In my last column, I quoted the haunting words of the great theologian, Romano Guardini: “Loneliness in faith will be terrible. Love will disappear from the face of the public world (Matt. 23:12), but the more precious will that love be which flows from one lonely person to another, involving a courage of the heart born from the immediacy of the love of God as it was made known in Christ.”
Loneliness. Disappearance of love. In his 2018 Lenten message, Pope Francis chose a theme from Matthew 24:12: “Because of the increase of iniquity, the love of many will grow cold”. He then compares Matthew’s image of deep cardiac freeze to a scene from hell in Dante’s Divine Comedy picturing “the devil seated on a throne of ice in frozen and loveless isolation.”

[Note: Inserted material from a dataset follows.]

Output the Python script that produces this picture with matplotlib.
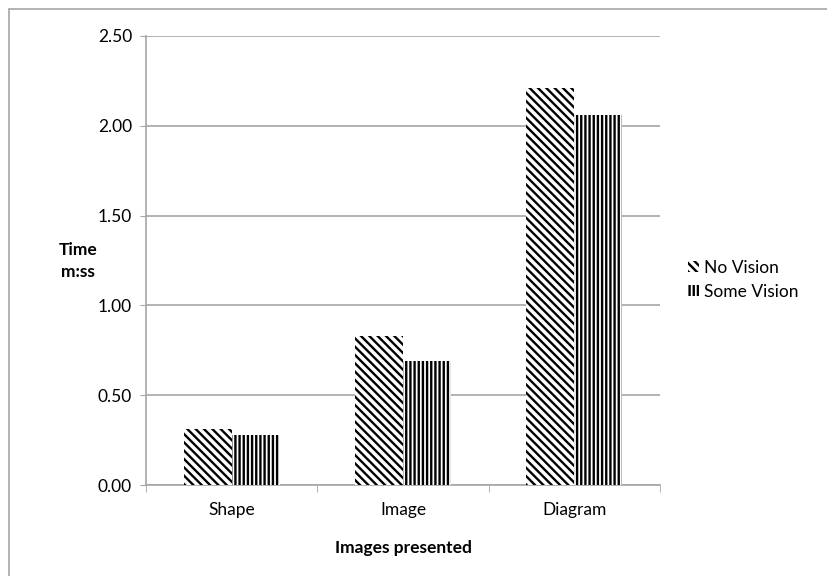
import matplotlib
matplotlib.use('Agg')
import matplotlib.pyplot as plt
import numpy as np
from matplotlib.patches import Rectangle

plt.rcParams['font.family'] = ['Lato', 'DejaVu Sans']
plt.rcParams['hatch.linewidth'] = 1.7

# Данные
categories = ['Shape', 'Image', 'Diagram']
no_vision = [0.31, 0.83, 2.21]
some_vision = [0.28, 0.69, 2.06]
yticks = [0.0, 0.5, 1.0, 1.5, 2.0, 2.5]

fig = plt.figure(figsize=(8.28, 5.76), dpi=100)
ax = fig.add_axes([146 / 828, 1 - 485 / 576, 514 / 828, 449 / 576])

# Рамка вокруг всей диаграммы (обрезана справа и снизу)
fig.patches.append(Rectangle((9 / 828, -0.1), 1.2, 1 - 9 / 576 + 0.1,
                             transform=fig.transFigure, fill=False,
                             edgecolor='#a6a6a6', linewidth=1.2))

x = np.arange(len(categories))
w = 0.28
ax.bar(x - w / 2, no_vision, w, facecolor='white', edgecolor='black',
       linewidth=0, hatch='\\\\\\\\', label='No Vision', zorder=3)
ax.bar(x + w / 2, some_vision, w, facecolor='white', edgecolor='black',
       linewidth=0, hatch='||||', label='Some Vision', zorder=3)

ax.set_xlim(-0.5, 2.5)
ax.set_ylim(0, 2.5)
ax.set_yticks(yticks)
ax.set_yticklabels([f'{v:.2f}' for v in yticks], fontsize=12.5)
ax.yaxis.grid(True, color='#a6a6a6', linewidth=1.2, zorder=0)
ax.tick_params(axis='y', length=4, color='#a6a6a6', pad=6)

ax.set_xticks(x)
ax.set_xticklabels(categories, fontsize=12.5)
ax.tick_params(axis='x', length=0, pad=12)
ax.set_xticks([-0.5, 0.5, 1.5, 2.5], minor=True)
ax.tick_params(axis='x', which='minor', length=5, color='#a6a6a6')

for s in ['top', 'right']:
    ax.spines[s].set_visible(False)
for s in ['left', 'bottom']:
    ax.spines[s].set_color('#a6a6a6')
    ax.spines[s].set_linewidth(1.2)

ax.set_xlabel('Images presented', fontsize=12.5, fontweight='bold', labelpad=16)
ax.text(78 / 828, 1 - 261 / 576, 'Time\nm:ss', transform=fig.transFigure,
        fontsize=12.5, fontweight='bold', ha='center', va='center',
        linespacing=1.5)

ax.legend(loc='center left', bbox_to_anchor=(1.025, 0.457), frameon=False,
          fontsize=12.5, handlelength=0.6, handleheight=0.6, handletextpad=0.3,
          labelspacing=0.45)

plt.savefig('out.png', dpi=100)
plt.close()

Pope Francis then asks how love can grow cold in us. He cites “greed for money” which is soon followed by the “rejection of God and his peace”. Then comes “violence against anyone we think is a threat to our own ‘certainties’: the unborn child, the elderly and infirm, the migrant, the alien among us, or our neighbor who does not live up to our expectations.” This then leads to the destruction of creation when “the earth is poisoned by refuse, discarded out of carelessness or for self-interest”.
Even our Christian communities can grow cold. Here Pope Francis recalls his insights in Evangelii Gaudium 82: “Selfishness and spiritual sloth, sterile pessimism, the temptation to self-absorption, constant warring among ourselves, and the worldly mentality that makes us concerned only for appearances.” These douse the living flame of love in us and weaken our missionary zeal, if I may paraphrase the Pope’s concerns.
Pope Francis is not satisfied with generalities. He gives specific examples of how love grows cold in our Christian communities. He uses the words “selfishness and spiritual sloth” to describe common realities in parishes. For example, he writes: “The problem is not always an excess of activity, but rather activity undertaken badly, without adequate motivation, without a spirituality which would permeate it and make it pleasurable.” This may describe a knee-jerk response to certain social and pastoral realities. Are we just reacting to them or do we pause—prayerfully discern—before we say or do things? Or have we become just part of the noise in the public space? Are we really helping emerge a spirituality of social transformation that is not only faith-impelled but inspired by God’s love?
An antidote to this noise-driven activism may be found in the wise words of the late Gerald May, author of the landmark book Addiction and Grace, in another one of his works trying to blend psychology and spirituality:
“We are so busy, so occupied with many little things, that we are blind to the one great thing. Only in the pauses between things, in the brief contemplative spaces of just being, can we catch a glimpse of love itself. Even then, we often feel so unfree that we think we are unworthy of love…Time and time again we ignore the invitations and fill the spaces immediately, dulling our consciousness with drivenness. But love continues, hoping to catch us in a willing moment. Thousands of little spaces come each day. They exist between each choice we make and the next, after each thought is completed and before the next begins, between each breath and the next, in every hunger or wanting, whenever something wakes us up to presence…” (The Awakened Heart: Opening Yourself to the Love You Need).
Yes, we need these pauses to warm us with the living flame of God’s love. Without them, “work becomes more tiring than necessary, even leading at times to illness. Far from a content and happy tiredness, this is a tense, burdensome, dissatisfying and, in the end, unbearable fatigue…” (Evangelii Gaudium 82)
It is no surprise that one of the three key elements of New Evangelization is “new ardor”.